## Exercise description
Output the full listing below exactly, without the pictures.

----- Data provided -----

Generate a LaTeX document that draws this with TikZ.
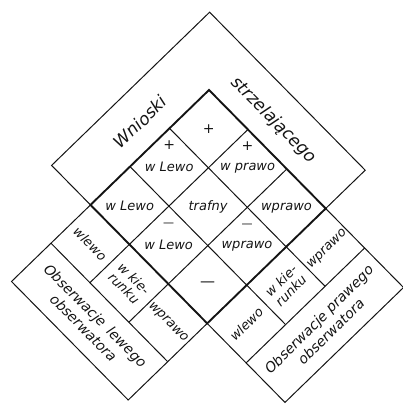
\documentclass[tikz,border=0pt]{standalone}
\usepackage{fontspec}
\setmainfont{DejaVu Sans}
\usepackage{tikz}
\usetikzlibrary{calc}
\definecolor{cInk}{RGB}{20,20,20}

\begin{document}
\begin{tikzpicture}[x=1pt, y=-1pt,
    rule/.style={cInk, line width=1pt},
    border/.style={cInk, line width=1.9pt},
    word/.style={cInk, font=\fontsize{13}{14}\selectfont\itshape, inner sep=1pt},
    sign/.style={cInk, font=\fontsize{14}{15}\selectfont, inner sep=0pt},
    band/.style={cInk, font=\fontsize{14}{17}\selectfont\itshape, align=center, inner sep=1pt},
    title/.style={cInk, font=\fontsize{17}{19}\selectfont\itshape, inner sep=1pt}]
  \useasboundingbox (0,0) rectangle (403,406);
  \begin{scope}[shift={(209,90)}, x={(38.9pt,-39.5pt)}, y={(-39.5pt,-38.3pt)}]
  % Wnioski strzelajacego
  \draw[rule] (3,0) -- (3,-1) -- (-1,-1) -- (-1,3) -- (0,3);
  \node[title, rotate=44] (wnioski) at (-0.45,1.3) {Wnioski};
  \node[title, rotate=-45] (strzel) at (1.2,-0.45) {strzelającego};
  % inner grid
  \foreach \k in {1,2} {
    \draw[rule] (\k,0) -- (\k,3);
    \draw[rule] (0,\k) -- (3,\k);
  }
  \node[sign] (pTop) at (0.5,0.5) {+};
  \node[sign, yshift=22pt] (pLeft) at (0.5,1.5) {+};
  \node[word] (wLeftTop) at (0.5,1.5) {w Lewo};
  \node[sign, yshift=22pt] (pRight) at (1.5,0.5) {+};
  \node[word] (wRightTop) at (1.5,0.5) {w prawo};
  \node[word] (wLeftMid) at (0.5,2.5) {w Lewo};
  \node[word] (trafny) at (1.5,1.5) {trafny};
  \node[word] (wRightMid) at (2.5,0.5) {wprawo};
  \node[sign, font=\fontsize{11}{12}\selectfont, yshift=20pt] (mLeft) at (1.5,2.5) {—};
  \node[word] (wLeftLow) at (1.5,2.5) {w Lewo};
  \node[sign, font=\fontsize{11}{12}\selectfont, yshift=20pt] (mRight) at (2.5,1.5) {—};
  \node[word] (wRightLow) at (2.5,1.5) {wprawo};
  \node[sign, font=\fontsize{15}{16}\selectfont] (mBottom) at (2.5,2.5) {—};
  % left observer
  \draw[rule] (0,3) -- (0,5) -- (3,5) -- (3,3);
  \draw[rule] (0,4) -- (3,4);
  \foreach \k in {1,2} \draw[rule] (\k,3) -- (\k,4);
  \node[word, rotate=-45] (lLewo) at (0.5,3.5) {wlewo};
  \node[word, rotate=-45, align=center] (lKier) at (1.5,3.5) {w kie-\\runku};
  \node[word, rotate=-45] (lPrawo) at (2.5,3.5) {wprawo};
  \node[band, rotate=-45] (lObs) at (1.5,4.5) {Obserwacje\enspace lewego\\obserwatora};
  % right observer
  \draw[rule] (3,0) -- (5,0) -- (5,3) -- (3,3);
  \draw[rule] (4,0) -- (4,3);
  \foreach \k in {1,2} \draw[rule] (3,\k) -- (4,\k);
  \node[word, rotate=45] (rPrawo) at (3.55,0.5) {wprawo};
  \node[word, rotate=45, align=center] (rKier) at (3.5,1.5) {w kie-\\runku};
  \node[word, rotate=45] (rLewo) at (3.5,2.5) {wlewo};
  \node[band, rotate=45] (rObs) at (4.5,1.5) {Obserwacje prawego\\obserwatora};
  % inner border on top
  \draw[border] (0,0) -- (3,0) -- (3,3) -- (0,3) -- cycle;
  \end{scope}
\end{tikzpicture}
\end{document}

-----

## Solution to this task
Generate a LaTeX document that draws this with TikZ.
\documentclass[tikz,border=0pt]{standalone}
\usepackage{fontspec}
\setmainfont{DejaVu Sans}
\usepackage{tikz}
\usetikzlibrary{calc}
\definecolor{cInk}{RGB}{20,20,20}

\begin{document}
\begin{tikzpicture}[x=1pt, y=-1pt,
    rule/.style={cInk, line width=1pt},
    border/.style={cInk, line width=1.9pt},
    word/.style={cInk, font=\fontsize{13}{14}\selectfont\itshape, inner sep=1pt},
    sign/.style={cInk, font=\fontsize{14}{15}\selectfont, inner sep=0pt},
    band/.style={cInk, font=\fontsize{14}{17}\selectfont\itshape, align=center, inner sep=1pt},
    title/.style={cInk, font=\fontsize{17}{19}\selectfont\itshape, inner sep=1pt}]
  \useasboundingbox (0,0) rectangle (403,406);
  \begin{scope}[shift={(209,90)}, x={(38.9pt,-39.5pt)}, y={(-39.5pt,-38.3pt)}]
  % Wnioski strzelajacego
  \draw[rule] (3,0) -- (3,-1) -- (-1,-1) -- (-1,3) -- (0,3);
  \node[title, rotate=44] (wnioski) at (-0.45,1.3) {Wnioski};
  \node[title, rotate=-45] (strzel) at (1.2,-0.45) {strzelającego};
  % inner grid
  \foreach \k in {1,2} {
    \draw[rule] (\k,0) -- (\k,3);
    \draw[rule] (0,\k) -- (3,\k);
  }
  \node[sign] (pTop) at (0.5,0.5) {+};
  \node[sign, yshift=22pt] (pLeft) at (0.5,1.5) {+};
  \node[word] (wLeftTop) at (0.5,1.5) {w Lewo};
  \node[sign, yshift=22pt] (pRight) at (1.5,0.5) {+};
  \node[word] (wRightTop) at (1.5,0.5) {w prawo};
  \node[word] (wLeftMid) at (0.5,2.5) {w Lewo};
  \node[word] (trafny) at (1.5,1.5) {trafny};
  \node[word] (wRightMid) at (2.5,0.5) {wprawo};
  \node[sign, font=\fontsize{11}{12}\selectfont, yshift=20pt] (mLeft) at (1.5,2.5) {—};
  \node[word] (wLeftLow) at (1.5,2.5) {w Lewo};
  \node[sign, font=\fontsize{11}{12}\selectfont, yshift=20pt] (mRight) at (2.5,1.5) {—};
  \node[word] (wRightLow) at (2.5,1.5) {wprawo};
  \node[sign, font=\fontsize{15}{16}\selectfont] (mBottom) at (2.5,2.5) {—};
  % left observer
  \draw[rule] (0,3) -- (0,5) -- (3,5) -- (3,3);
  \draw[rule] (0,4) -- (3,4);
  \foreach \k in {1,2} \draw[rule] (\k,3) -- (\k,4);
  \node[word, rotate=-45] (lLewo) at (0.5,3.5) {wlewo};
  \node[word, rotate=-45, align=center] (lKier) at (1.5,3.5) {w kie-\\runku};
  \node[word, rotate=-45] (lPrawo) at (2.5,3.5) {wprawo};
  \node[band, rotate=-45] (lObs) at (1.5,4.5) {Obserwacje\enspace lewego\\obserwatora};
  % right observer
  \draw[rule] (3,0) -- (5,0) -- (5,3) -- (3,3);
  \draw[rule] (4,0) -- (4,3);
  \foreach \k in {1,2} \draw[rule] (3,\k) -- (4,\k);
  \node[word, rotate=45] (rPrawo) at (3.55,0.5) {wprawo};
  \node[word, rotate=45, align=center] (rKier) at (3.5,1.5) {w kie-\\runku};
  \node[word, rotate=45] (rLewo) at (3.5,2.5) {wlewo};
  \node[band, rotate=45] (rObs) at (4.5,1.5) {Obserwacje prawego\\obserwatora};
  % inner border on top
  \draw[border] (0,0) -- (3,0) -- (3,3) -- (0,3) -- cycle;
  \end{scope}
\end{tikzpicture}
\end{document}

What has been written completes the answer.